* _Problem to solve_: No images are to be carried over; print all other material exactly as it stands.

+ + + + + + +

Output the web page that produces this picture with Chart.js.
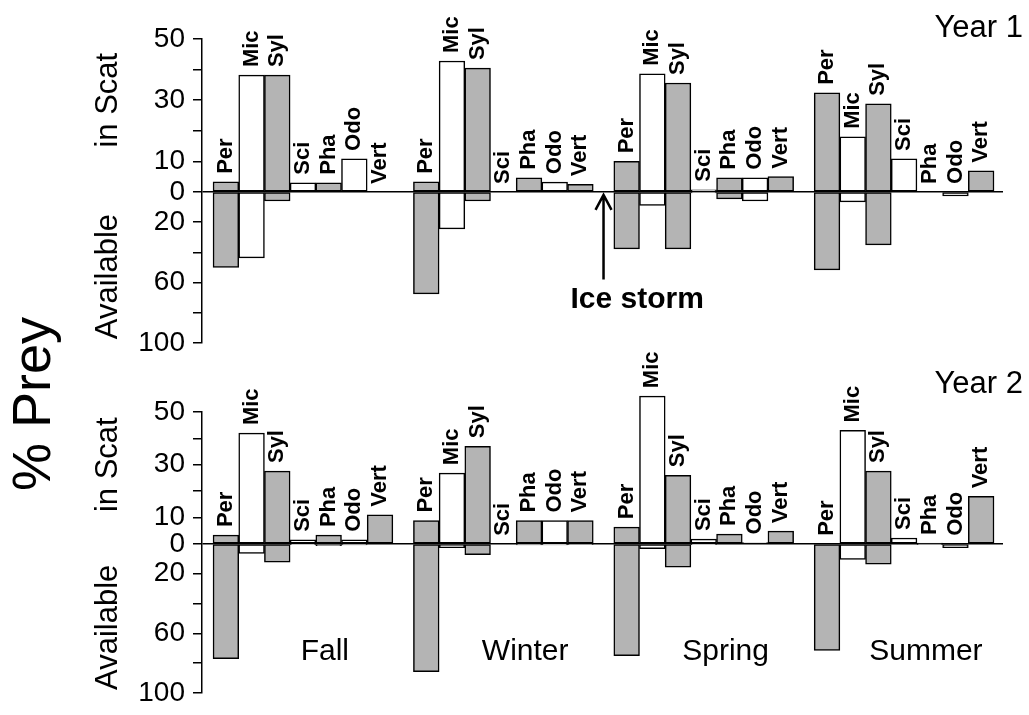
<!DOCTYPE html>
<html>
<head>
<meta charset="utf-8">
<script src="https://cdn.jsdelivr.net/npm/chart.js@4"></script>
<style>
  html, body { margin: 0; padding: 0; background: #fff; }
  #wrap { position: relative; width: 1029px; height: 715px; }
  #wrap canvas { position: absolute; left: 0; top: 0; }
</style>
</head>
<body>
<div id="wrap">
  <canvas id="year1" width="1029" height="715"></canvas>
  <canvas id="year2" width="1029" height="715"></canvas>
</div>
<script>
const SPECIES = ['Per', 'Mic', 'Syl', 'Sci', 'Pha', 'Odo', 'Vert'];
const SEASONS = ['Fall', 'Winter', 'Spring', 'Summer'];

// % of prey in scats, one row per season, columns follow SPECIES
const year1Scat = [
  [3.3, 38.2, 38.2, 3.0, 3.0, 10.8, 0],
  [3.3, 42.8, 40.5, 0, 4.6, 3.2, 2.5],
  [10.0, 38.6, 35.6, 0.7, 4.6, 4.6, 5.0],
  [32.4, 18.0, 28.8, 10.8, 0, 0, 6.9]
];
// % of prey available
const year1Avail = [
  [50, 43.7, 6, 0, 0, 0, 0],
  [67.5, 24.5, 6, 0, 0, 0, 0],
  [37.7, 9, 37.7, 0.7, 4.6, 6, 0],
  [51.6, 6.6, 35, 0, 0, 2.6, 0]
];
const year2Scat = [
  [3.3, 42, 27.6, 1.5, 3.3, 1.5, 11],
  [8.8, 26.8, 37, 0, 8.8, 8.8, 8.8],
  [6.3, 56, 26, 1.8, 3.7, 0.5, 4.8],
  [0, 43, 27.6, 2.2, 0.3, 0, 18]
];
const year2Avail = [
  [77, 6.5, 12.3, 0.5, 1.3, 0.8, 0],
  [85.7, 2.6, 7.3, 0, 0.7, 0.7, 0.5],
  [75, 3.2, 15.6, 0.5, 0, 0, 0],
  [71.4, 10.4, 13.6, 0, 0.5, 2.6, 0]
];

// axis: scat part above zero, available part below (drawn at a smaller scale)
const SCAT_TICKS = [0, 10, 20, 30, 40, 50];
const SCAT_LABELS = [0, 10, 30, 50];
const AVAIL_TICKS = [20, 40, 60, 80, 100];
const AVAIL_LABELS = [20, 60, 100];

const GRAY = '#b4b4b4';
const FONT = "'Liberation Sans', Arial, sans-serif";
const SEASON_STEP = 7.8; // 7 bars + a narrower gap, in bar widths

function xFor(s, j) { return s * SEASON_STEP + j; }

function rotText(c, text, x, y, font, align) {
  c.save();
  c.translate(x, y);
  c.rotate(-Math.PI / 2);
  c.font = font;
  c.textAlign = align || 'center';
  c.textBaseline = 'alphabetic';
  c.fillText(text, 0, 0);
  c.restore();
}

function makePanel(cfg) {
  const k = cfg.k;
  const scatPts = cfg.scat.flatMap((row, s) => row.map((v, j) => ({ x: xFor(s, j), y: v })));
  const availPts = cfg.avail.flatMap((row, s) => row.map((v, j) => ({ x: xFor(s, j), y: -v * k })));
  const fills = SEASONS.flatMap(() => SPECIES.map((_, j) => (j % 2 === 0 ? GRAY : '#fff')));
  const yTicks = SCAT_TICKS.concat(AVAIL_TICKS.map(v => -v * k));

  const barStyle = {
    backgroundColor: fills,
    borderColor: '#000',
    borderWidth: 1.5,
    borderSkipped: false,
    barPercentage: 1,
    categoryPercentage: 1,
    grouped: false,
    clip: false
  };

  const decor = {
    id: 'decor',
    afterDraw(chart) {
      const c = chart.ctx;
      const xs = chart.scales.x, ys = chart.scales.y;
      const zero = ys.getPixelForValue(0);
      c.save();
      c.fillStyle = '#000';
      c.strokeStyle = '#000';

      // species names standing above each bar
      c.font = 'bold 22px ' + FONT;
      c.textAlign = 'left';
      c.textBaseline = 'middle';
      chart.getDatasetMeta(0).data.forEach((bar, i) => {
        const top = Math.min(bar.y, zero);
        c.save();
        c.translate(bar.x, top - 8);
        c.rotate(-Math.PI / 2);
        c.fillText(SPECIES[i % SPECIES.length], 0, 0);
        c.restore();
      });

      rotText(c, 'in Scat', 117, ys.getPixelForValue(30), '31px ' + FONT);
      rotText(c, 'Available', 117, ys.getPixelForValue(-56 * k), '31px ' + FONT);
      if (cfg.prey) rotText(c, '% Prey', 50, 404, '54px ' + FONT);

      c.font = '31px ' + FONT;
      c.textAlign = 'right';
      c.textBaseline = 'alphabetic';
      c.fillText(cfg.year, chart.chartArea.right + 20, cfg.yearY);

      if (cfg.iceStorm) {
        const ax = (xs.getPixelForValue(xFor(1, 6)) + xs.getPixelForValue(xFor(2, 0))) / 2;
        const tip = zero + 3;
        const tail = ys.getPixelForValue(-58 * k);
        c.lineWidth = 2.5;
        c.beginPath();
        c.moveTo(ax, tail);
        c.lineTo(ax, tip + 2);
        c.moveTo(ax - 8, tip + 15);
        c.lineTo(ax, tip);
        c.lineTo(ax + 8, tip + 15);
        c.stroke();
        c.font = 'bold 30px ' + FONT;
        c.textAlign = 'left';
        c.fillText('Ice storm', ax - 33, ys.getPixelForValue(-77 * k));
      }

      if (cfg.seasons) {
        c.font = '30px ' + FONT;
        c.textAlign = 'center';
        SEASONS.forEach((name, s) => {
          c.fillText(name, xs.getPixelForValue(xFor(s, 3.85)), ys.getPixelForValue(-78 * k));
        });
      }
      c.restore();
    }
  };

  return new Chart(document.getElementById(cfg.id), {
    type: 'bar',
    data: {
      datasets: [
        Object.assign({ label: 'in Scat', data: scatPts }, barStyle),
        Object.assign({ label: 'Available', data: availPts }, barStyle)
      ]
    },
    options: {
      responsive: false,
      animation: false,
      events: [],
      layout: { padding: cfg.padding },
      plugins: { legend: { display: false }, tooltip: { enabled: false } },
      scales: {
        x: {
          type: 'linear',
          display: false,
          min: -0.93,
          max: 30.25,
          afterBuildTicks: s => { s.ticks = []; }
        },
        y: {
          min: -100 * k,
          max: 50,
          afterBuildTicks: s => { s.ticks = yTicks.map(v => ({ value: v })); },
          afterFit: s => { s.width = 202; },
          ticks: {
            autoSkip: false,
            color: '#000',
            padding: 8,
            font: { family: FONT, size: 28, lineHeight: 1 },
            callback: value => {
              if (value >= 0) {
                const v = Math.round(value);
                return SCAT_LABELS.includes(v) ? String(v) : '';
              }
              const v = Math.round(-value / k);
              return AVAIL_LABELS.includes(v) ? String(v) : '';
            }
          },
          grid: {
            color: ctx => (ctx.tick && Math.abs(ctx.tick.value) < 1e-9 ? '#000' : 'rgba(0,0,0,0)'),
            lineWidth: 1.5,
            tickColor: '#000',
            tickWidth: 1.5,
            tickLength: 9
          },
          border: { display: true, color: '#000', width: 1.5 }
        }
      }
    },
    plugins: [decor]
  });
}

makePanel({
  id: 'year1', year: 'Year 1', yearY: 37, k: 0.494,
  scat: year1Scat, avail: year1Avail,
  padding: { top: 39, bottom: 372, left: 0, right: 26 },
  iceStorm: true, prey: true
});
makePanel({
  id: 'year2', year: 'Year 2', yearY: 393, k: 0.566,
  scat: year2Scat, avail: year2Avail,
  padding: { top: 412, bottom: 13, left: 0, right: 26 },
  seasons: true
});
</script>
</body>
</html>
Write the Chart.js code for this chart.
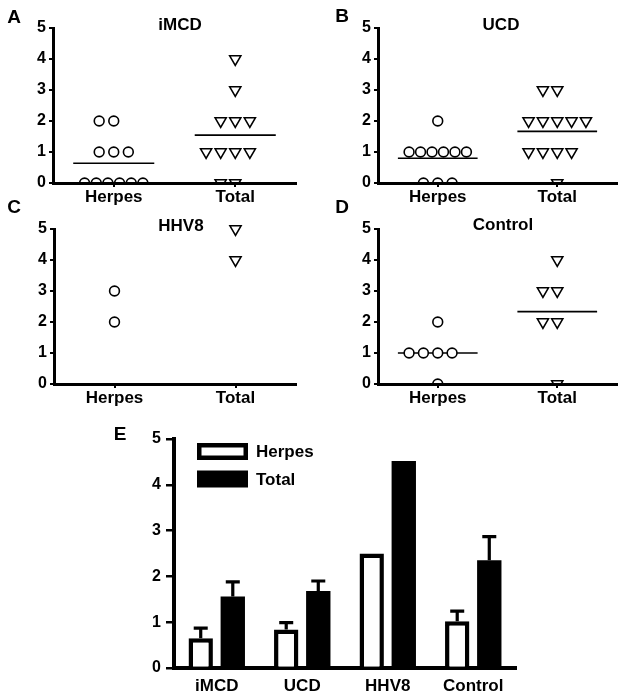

+ + + + + + +

* _Exercise result_:
Output the web page that produces this picture with Chart.js.
<!DOCTYPE html>
<html>
<head>
<meta charset="utf-8">
<script src="https://cdn.jsdelivr.net/npm/chart.js@4"></script>
<style>
  html, body { margin: 0; padding: 0; background: #fff; }
  #wrap { position: relative; width: 1029px; height: 715px; }
  #wrap canvas { position: absolute; left: 0; top: 0; }
</style>
</head>
<body>
<div id="wrap">
  <canvas id="year1" width="1029" height="715"></canvas>
  <canvas id="year2" width="1029" height="715"></canvas>
</div>
<script>
const SPECIES = ['Per', 'Mic', 'Syl', 'Sci', 'Pha', 'Odo', 'Vert'];
const SEASONS = ['Fall', 'Winter', 'Spring', 'Summer'];

// % of prey in scats, one row per season, columns follow SPECIES
const year1Scat = [
  [3.3, 38.2, 38.2, 3.0, 3.0, 10.8, 0],
  [3.3, 42.8, 40.5, 0, 4.6, 3.2, 2.5],
  [10.0, 38.6, 35.6, 0.7, 4.6, 4.6, 5.0],
  [32.4, 18.0, 28.8, 10.8, 0, 0, 6.9]
];
// % of prey available
const year1Avail = [
  [50, 43.7, 6, 0, 0, 0, 0],
  [67.5, 24.5, 6, 0, 0, 0, 0],
  [37.7, 9, 37.7, 0.7, 4.6, 6, 0],
  [51.6, 6.6, 35, 0, 0, 2.6, 0]
];
const year2Scat = [
  [3.3, 42, 27.6, 1.5, 3.3, 1.5, 11],
  [8.8, 26.8, 37, 0, 8.8, 8.8, 8.8],
  [6.3, 56, 26, 1.8, 3.7, 0.5, 4.8],
  [0, 43, 27.6, 2.2, 0.3, 0, 18]
];
const year2Avail = [
  [77, 6.5, 12.3, 0.5, 1.3, 0.8, 0],
  [85.7, 2.6, 7.3, 0, 0.7, 0.7, 0.5],
  [75, 3.2, 15.6, 0.5, 0, 0, 0],
  [71.4, 10.4, 13.6, 0, 0.5, 2.6, 0]
];

// axis: scat part above zero, available part below (drawn at a smaller scale)
const SCAT_TICKS = [0, 10, 20, 30, 40, 50];
const SCAT_LABELS = [0, 10, 30, 50];
const AVAIL_TICKS = [20, 40, 60, 80, 100];
const AVAIL_LABELS = [20, 60, 100];

const GRAY = '#b4b4b4';
const FONT = "'Liberation Sans', Arial, sans-serif";
const SEASON_STEP = 7.8; // 7 bars + a narrower gap, in bar widths

function xFor(s, j) { return s * SEASON_STEP + j; }

function rotText(c, text, x, y, font, align) {
  c.save();
  c.translate(x, y);
  c.rotate(-Math.PI / 2);
  c.font = font;
  c.textAlign = align || 'center';
  c.textBaseline = 'alphabetic';
  c.fillText(text, 0, 0);
  c.restore();
}

function makePanel(cfg) {
  const k = cfg.k;
  const scatPts = cfg.scat.flatMap((row, s) => row.map((v, j) => ({ x: xFor(s, j), y: v })));
  const availPts = cfg.avail.flatMap((row, s) => row.map((v, j) => ({ x: xFor(s, j), y: -v * k })));
  const fills = SEASONS.flatMap(() => SPECIES.map((_, j) => (j % 2 === 0 ? GRAY : '#fff')));
  const yTicks = SCAT_TICKS.concat(AVAIL_TICKS.map(v => -v * k));

  const barStyle = {
    backgroundColor: fills,
    borderColor: '#000',
    borderWidth: 1.5,
    borderSkipped: false,
    barPercentage: 1,
    categoryPercentage: 1,
    grouped: false,
    clip: false
  };

  const decor = {
    id: 'decor',
    afterDraw(chart) {
      const c = chart.ctx;
      const xs = chart.scales.x, ys = chart.scales.y;
      const zero = ys.getPixelForValue(0);
      c.save();
      c.fillStyle = '#000';
      c.strokeStyle = '#000';

      // species names standing above each bar
      c.font = 'bold 22px ' + FONT;
      c.textAlign = 'left';
      c.textBaseline = 'middle';
      chart.getDatasetMeta(0).data.forEach((bar, i) => {
        const top = Math.min(bar.y, zero);
        c.save();
        c.translate(bar.x, top - 8);
        c.rotate(-Math.PI / 2);
        c.fillText(SPECIES[i % SPECIES.length], 0, 0);
        c.restore();
      });

      rotText(c, 'in Scat', 117, ys.getPixelForValue(30), '31px ' + FONT);
      rotText(c, 'Available', 117, ys.getPixelForValue(-56 * k), '31px ' + FONT);
      if (cfg.prey) rotText(c, '% Prey', 50, 404, '54px ' + FONT);

      c.font = '31px ' + FONT;
      c.textAlign = 'right';
      c.textBaseline = 'alphabetic';
      c.fillText(cfg.year, chart.chartArea.right + 20, cfg.yearY);

      if (cfg.iceStorm) {
        const ax = (xs.getPixelForValue(xFor(1, 6)) + xs.getPixelForValue(xFor(2, 0))) / 2;
        const tip = zero + 3;
        const tail = ys.getPixelForValue(-58 * k);
        c.lineWidth = 2.5;
        c.beginPath();
        c.moveTo(ax, tail);
        c.lineTo(ax, tip + 2);
        c.moveTo(ax - 8, tip + 15);
        c.lineTo(ax, tip);
        c.lineTo(ax + 8, tip + 15);
        c.stroke();
        c.font = 'bold 30px ' + FONT;
        c.textAlign = 'left';
        c.fillText('Ice storm', ax - 33, ys.getPixelForValue(-77 * k));
      }

      if (cfg.seasons) {
        c.font = '30px ' + FONT;
        c.textAlign = 'center';
        SEASONS.forEach((name, s) => {
          c.fillText(name, xs.getPixelForValue(xFor(s, 3.85)), ys.getPixelForValue(-78 * k));
        });
      }
      c.restore();
    }
  };

  return new Chart(document.getElementById(cfg.id), {
    type: 'bar',
    data: {
      datasets: [
        Object.assign({ label: 'in Scat', data: scatPts }, barStyle),
        Object.assign({ label: 'Available', data: availPts }, barStyle)
      ]
    },
    options: {
      responsive: false,
      animation: false,
      events: [],
      layout: { padding: cfg.padding },
      plugins: { legend: { display: false }, tooltip: { enabled: false } },
      scales: {
        x: {
          type: 'linear',
          display: false,
          min: -0.93,
          max: 30.25,
          afterBuildTicks: s => { s.ticks = []; }
        },
        y: {
          min: -100 * k,
          max: 50,
          afterBuildTicks: s => { s.ticks = yTicks.map(v => ({ value: v })); },
          afterFit: s => { s.width = 202; },
          ticks: {
            autoSkip: false,
            color: '#000',
            padding: 8,
            font: { family: FONT, size: 28, lineHeight: 1 },
            callback: value => {
              if (value >= 0) {
                const v = Math.round(value);
                return SCAT_LABELS.includes(v) ? String(v) : '';
              }
              const v = Math.round(-value / k);
              return AVAIL_LABELS.includes(v) ? String(v) : '';
            }
          },
          grid: {
            color: ctx => (ctx.tick && Math.abs(ctx.tick.value) < 1e-9 ? '#000' : 'rgba(0,0,0,0)'),
            lineWidth: 1.5,
            tickColor: '#000',
            tickWidth: 1.5,
            tickLength: 9
          },
          border: { display: true, color: '#000', width: 1.5 }
        }
      }
    },
    plugins: [decor]
  });
}

makePanel({
  id: 'year1', year: 'Year 1', yearY: 37, k: 0.494,
  scat: year1Scat, avail: year1Avail,
  padding: { top: 39, bottom: 372, left: 0, right: 26 },
  iceStorm: true, prey: true
});
makePanel({
  id: 'year2', year: 'Year 2', yearY: 393, k: 0.566,
  scat: year2Scat, avail: year2Avail,
  padding: { top: 412, bottom: 13, left: 0, right: 26 },
  seasons: true
});
</script>
</body>
</html>
Write the Chart.js code for this chart.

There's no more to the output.